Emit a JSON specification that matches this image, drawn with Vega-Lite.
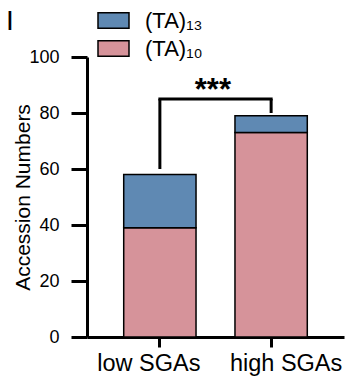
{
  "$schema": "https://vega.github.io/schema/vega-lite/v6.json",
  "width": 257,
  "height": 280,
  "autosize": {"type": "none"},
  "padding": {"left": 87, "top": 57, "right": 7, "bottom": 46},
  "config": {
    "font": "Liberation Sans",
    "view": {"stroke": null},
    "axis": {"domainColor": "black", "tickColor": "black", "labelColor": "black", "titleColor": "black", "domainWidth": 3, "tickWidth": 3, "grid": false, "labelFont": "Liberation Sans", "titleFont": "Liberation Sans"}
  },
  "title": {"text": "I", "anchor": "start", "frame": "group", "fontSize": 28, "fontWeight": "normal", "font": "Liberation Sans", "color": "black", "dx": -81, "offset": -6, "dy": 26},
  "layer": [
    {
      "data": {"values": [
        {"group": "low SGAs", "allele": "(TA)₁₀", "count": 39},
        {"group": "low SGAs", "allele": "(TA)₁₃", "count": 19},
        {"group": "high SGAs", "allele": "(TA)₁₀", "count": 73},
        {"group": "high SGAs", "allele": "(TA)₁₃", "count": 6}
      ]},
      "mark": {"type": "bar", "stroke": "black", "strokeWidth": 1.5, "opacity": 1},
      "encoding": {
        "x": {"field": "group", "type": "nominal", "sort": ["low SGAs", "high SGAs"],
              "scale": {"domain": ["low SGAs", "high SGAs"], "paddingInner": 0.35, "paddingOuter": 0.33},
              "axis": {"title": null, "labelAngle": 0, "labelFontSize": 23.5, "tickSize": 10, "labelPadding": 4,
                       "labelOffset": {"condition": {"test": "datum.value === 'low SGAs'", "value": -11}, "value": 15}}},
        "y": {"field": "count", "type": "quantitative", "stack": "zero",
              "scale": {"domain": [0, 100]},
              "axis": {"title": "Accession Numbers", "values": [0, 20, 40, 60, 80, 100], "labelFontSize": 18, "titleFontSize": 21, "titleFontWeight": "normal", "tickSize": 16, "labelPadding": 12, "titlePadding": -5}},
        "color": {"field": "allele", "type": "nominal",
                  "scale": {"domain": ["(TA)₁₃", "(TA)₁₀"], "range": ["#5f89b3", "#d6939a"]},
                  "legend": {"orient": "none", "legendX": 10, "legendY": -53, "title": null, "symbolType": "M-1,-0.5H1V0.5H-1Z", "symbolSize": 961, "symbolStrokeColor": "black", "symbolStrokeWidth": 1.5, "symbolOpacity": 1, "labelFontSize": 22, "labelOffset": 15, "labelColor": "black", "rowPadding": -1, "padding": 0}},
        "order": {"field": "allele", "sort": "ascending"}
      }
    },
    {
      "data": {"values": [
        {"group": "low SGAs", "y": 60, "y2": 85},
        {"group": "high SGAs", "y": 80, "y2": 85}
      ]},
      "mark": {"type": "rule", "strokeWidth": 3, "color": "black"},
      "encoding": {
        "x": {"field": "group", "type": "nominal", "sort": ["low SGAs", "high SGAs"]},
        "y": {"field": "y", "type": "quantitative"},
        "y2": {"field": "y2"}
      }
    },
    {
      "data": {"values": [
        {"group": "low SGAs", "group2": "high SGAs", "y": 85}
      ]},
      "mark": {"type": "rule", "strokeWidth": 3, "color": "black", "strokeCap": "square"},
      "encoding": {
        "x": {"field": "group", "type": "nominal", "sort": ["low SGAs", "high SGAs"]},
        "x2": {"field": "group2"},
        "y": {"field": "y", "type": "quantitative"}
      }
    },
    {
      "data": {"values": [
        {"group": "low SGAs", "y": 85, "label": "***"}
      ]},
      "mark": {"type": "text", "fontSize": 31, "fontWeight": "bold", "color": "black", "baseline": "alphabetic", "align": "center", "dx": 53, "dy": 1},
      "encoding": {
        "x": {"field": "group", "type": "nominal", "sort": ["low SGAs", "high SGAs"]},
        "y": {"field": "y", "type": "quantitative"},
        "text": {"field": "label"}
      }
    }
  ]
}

::::::::

## Exercise
Copy out each line word for word, please, skipping the images.

## Solution below
Emit a JSON specification that matches this image, drawn with Vega-Lite.
{
  "$schema": "https://vega.github.io/schema/vega-lite/v6.json",
  "width": 257,
  "height": 280,
  "autosize": {"type": "none"},
  "padding": {"left": 87, "top": 57, "right": 7, "bottom": 46},
  "config": {
    "font": "Liberation Sans",
    "view": {"stroke": null},
    "axis": {"domainColor": "black", "tickColor": "black", "labelColor": "black", "titleColor": "black", "domainWidth": 3, "tickWidth": 3, "grid": false, "labelFont": "Liberation Sans", "titleFont": "Liberation Sans"}
  },
  "title": {"text": "I", "anchor": "start", "frame": "group", "fontSize": 28, "fontWeight": "normal", "font": "Liberation Sans", "color": "black", "dx": -81, "offset": -6, "dy": 26},
  "layer": [
    {
      "data": {"values": [
        {"group": "low SGAs", "allele": "(TA)₁₀", "count": 39},
        {"group": "low SGAs", "allele": "(TA)₁₃", "count": 19},
        {"group": "high SGAs", "allele": "(TA)₁₀", "count": 73},
        {"group": "high SGAs", "allele": "(TA)₁₃", "count": 6}
      ]},
      "mark": {"type": "bar", "stroke": "black", "strokeWidth": 1.5, "opacity": 1},
      "encoding": {
        "x": {"field": "group", "type": "nominal", "sort": ["low SGAs", "high SGAs"],
              "scale": {"domain": ["low SGAs", "high SGAs"], "paddingInner": 0.35, "paddingOuter": 0.33},
              "axis": {"title": null, "labelAngle": 0, "labelFontSize": 23.5, "tickSize": 10, "labelPadding": 4,
                       "labelOffset": {"condition": {"test": "datum.value === 'low SGAs'", "value": -11}, "value": 15}}},
        "y": {"field": "count", "type": "quantitative", "stack": "zero",
              "scale": {"domain": [0, 100]},
              "axis": {"title": "Accession Numbers", "values": [0, 20, 40, 60, 80, 100], "labelFontSize": 18, "titleFontSize": 21, "titleFontWeight": "normal", "tickSize": 16, "labelPadding": 12, "titlePadding": -5}},
        "color": {"field": "allele", "type": "nominal",
                  "scale": {"domain": ["(TA)₁₃", "(TA)₁₀"], "range": ["#5f89b3", "#d6939a"]},
                  "legend": {"orient": "none", "legendX": 10, "legendY": -53, "title": null, "symbolType": "M-1,-0.5H1V0.5H-1Z", "symbolSize": 961, "symbolStrokeColor": "black", "symbolStrokeWidth": 1.5, "symbolOpacity": 1, "labelFontSize": 22, "labelOffset": 15, "labelColor": "black", "rowPadding": -1, "padding": 0}},
        "order": {"field": "allele", "sort": "ascending"}
      }
    },
    {
      "data": {"values": [
        {"group": "low SGAs", "y": 60, "y2": 85},
        {"group": "high SGAs", "y": 80, "y2": 85}
      ]},
      "mark": {"type": "rule", "strokeWidth": 3, "color": "black"},
      "encoding": {
        "x": {"field": "group", "type": "nominal", "sort": ["low SGAs", "high SGAs"]},
        "y": {"field": "y", "type": "quantitative"},
        "y2": {"field": "y2"}
      }
    },
    {
      "data": {"values": [
        {"group": "low SGAs", "group2": "high SGAs", "y": 85}
      ]},
      "mark": {"type": "rule", "strokeWidth": 3, "color": "black", "strokeCap": "square"},
      "encoding": {
        "x": {"field": "group", "type": "nominal", "sort": ["low SGAs", "high SGAs"]},
        "x2": {"field": "group2"},
        "y": {"field": "y", "type": "quantitative"}
      }
    },
    {
      "data": {"values": [
        {"group": "low SGAs", "y": 85, "label": "***"}
      ]},
      "mark": {"type": "text", "fontSize": 31, "fontWeight": "bold", "color": "black", "baseline": "alphabetic", "align": "center", "dx": 53, "dy": 1},
      "encoding": {
        "x": {"field": "group", "type": "nominal", "sort": ["low SGAs", "high SGAs"]},
        "y": {"field": "y", "type": "quantitative"},
        "text": {"field": "label"}
      }
    }
  ]
}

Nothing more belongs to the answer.